Senza far alto in alcun luogo e riposarsi, continuavano i vorarlberghesi nella vittoriosa impresa, avanzandosi a presti passi col loro centro per la strada maestra di Lautrach unitamente ad una compagnia del reggimento imperiale Lusignan, avente un cannone, e coll’ala destra verso Wohlfürth sino al ponte di Ach, al quale il nemico stava appiccando il fuoco per distruggerlo. Non dissimile destino ebbero i collegati anche in quest’ultimo certame. L’investirli, il batterli, il disordinarli e il metterli in ritirata verso Bregenz, fu l’opera di brevi istanti. Per un rinforzo di 400 virtemberghesi, dianzi arrivati in Bregenz, credevano essi di ristorare la cadente fortuna, e però con estremo sforzo affrontavano ivi novellamente l’avanzante colonna. Questa serravasi loro addosso con tanto irresistibile impeto, che una mezz’ora sola bastò a prostrare totalmente le mal fondate speranze, e dopo sette ore di reiterate fazioni andava il nemico a riposarsi in Lindau, sgombrando scompigliatamente la città di Bregenz e i suoi dintorni, di maniera che tutto il Vorarlberg per lo squisito valore di pochi suoi abitanti veniva per intiero liberato da un’armata superiore di forze, e provveduta di cavalleria e di artiglieria, e ciò con non grave perdita, la quale, per morti, feriti e prigionieri, fu molto più significante nella parte nemica.
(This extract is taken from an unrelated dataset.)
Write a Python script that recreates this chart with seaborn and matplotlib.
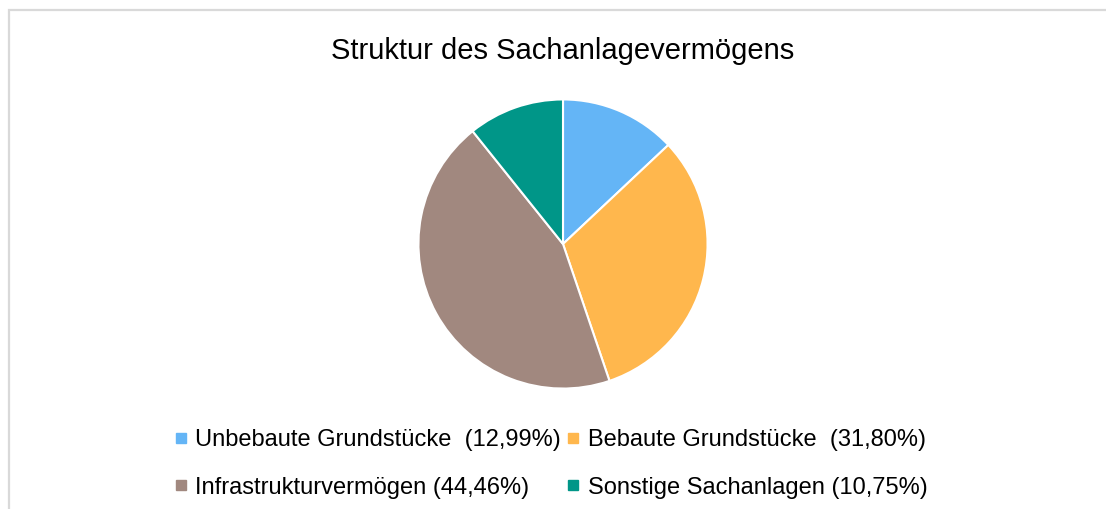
import matplotlib
matplotlib.use("Agg")
import matplotlib.pyplot as plt
import seaborn as sns
from matplotlib.patches import Rectangle
from matplotlib.lines import Line2D

categories = ["Unbebaute Grundstücke", "Bebaute Grundstücke", "Infrastrukturvermögen", "Sonstige Sachanlagen"]
values = [12.99, 31.80, 44.46, 10.75]
legend_labels = ["Unbebaute Grundstücke  (12,99%)", "Bebaute Grundstücke  (31,80%)",
                 "Infrastrukturvermögen (44,46%)", "Sonstige Sachanlagen (10,75%)"]
colors = ["#64B5F6", "#FFB74D", "#A1887F", "#009688"]
title = "Struktur des Sachanlagevermögens"

sns.set_theme(style="white")
plt.rcParams['font.family'] = ['Liberation Sans', 'DejaVu Sans']

W, H = 1106, 509
fig = plt.figure(figsize=(W / 100, H / 100), dpi=100)
fig.patch.set_facecolor("white")

# border
fig.patches.append(Rectangle((9 / W, -0.1), 1.2, (H - 10) / H + 0.1, transform=fig.transFigure,
                             fill=False, edgecolor="#D9D9D9", linewidth=1.6))

cx, cy, r = 563, 244, 146
ax = fig.add_axes([(cx - r) / W, (H - cy - r) / H, 2 * r / W, 2 * r / H])
ax.pie(values, colors=colors, startangle=90, counterclock=False, radius=1,
       wedgeprops=dict(edgecolor="white", linewidth=1.5))
ax.set_xlim(-1.01, 1.01)
ax.set_ylim(-1.01, 1.01)
ax.set_aspect("equal")
ax.axis("off")

fig.text(563 / W, 1 - 51 / H, title, ha="center", va="center", fontsize=21, color="#000000")

handles = [Line2D([0], [0], marker="s", linestyle="", markersize=7.5, markerfacecolor=c,
                  markeredgecolor=c) for c in colors]
order = [0, 2, 1, 3]  # row-wise fill for ncol=2
leg = fig.legend([handles[i] for i in order], [legend_labels[i] for i in order], ncol=2,
                 loc="center", bbox_to_anchor=(551 / W, 1 - 464 / H),
                 frameon=False, fontsize=17, handlelength=0.5, handletextpad=0.35,
                 columnspacing=0.3, labelspacing=1.08)
for t in leg.get_texts():
    t.set_color("#000000")

fig.savefig("out.png", dpi=100, facecolor="white")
Con questi fatti stava per uscire il mese di maggio. I tirolesi e i vorarlberghesi insanguinavano le valli ed i monti, arrischiavano le loro vite, si esponevano agli orribili strazj, agli aspri martirj, ed alle dolorose morti per difendere l’offesa patria, e liberarla dalla insoffribile presenza d’un irato nemico; ma le vicende dell’Austria si riducevano ad un partito viemmaggiormente disperato, ed atterravano ognor più, a giudizio dei savj, la lusingatrice loro speranza, fomentata da alcuni fanatici, che prendevano lucciole per lanterne. Già sino dal dì 13 le armi napoleoniche folgoreggiavano in Vienna, avventurosamente sottratta, per la statuita capitolazione, dal già cominciato bombardamento; già Napoleone, gran maestro nell’arte delle battaglie, avea con alta maraviglia superati i più possenti ostacoli, e passeggiava trionfante gl’imperiali appartamenti di Schönbrunn, dove gli si presentarono i viennesi deputati, che, oltre la salvezza della città, ottennero promessa che dessa sarebbe trattata cogli stessi riguardi dell’anno 1805. Un tanto infortunio accorava oltremodo l’Imperatore Francesco, veggendo specialmente la diletta sua capitale signoreggiata dal nemico; ma le speranze da lui riposte negli arciduchi Carlo e Giovanni suoi fratelli, e lo spirito delle armate di cui essi avevano il supremo generalato, non erano ciò non pertanto scemate. Curvati sotto tanti disastri, in preda a tante afflizioni, conservavano queglino in sì crudele frangente immota la mente, e ruminavano i disegni per poter fiaccare l’orgoglio del vincitore. La grossa e sanguinosa battaglia d’Essling, combattuta con avversa fortuna ai 21 e 22 di maggio, porge una luminosa prova dell’egregio valore, che nel petto degli austriaci guerrieri ancor s’annidava a fronte dei rovesci e delle gravissime perdite incontrate: contro la forza non basta il valore; e quella era di gran lunga superiore negli eserciti di Napoleone, che, oltre della gran massa dei francesi e degl’italiani, si componevano dei contingenti forniti dai Principi della renana confederazione.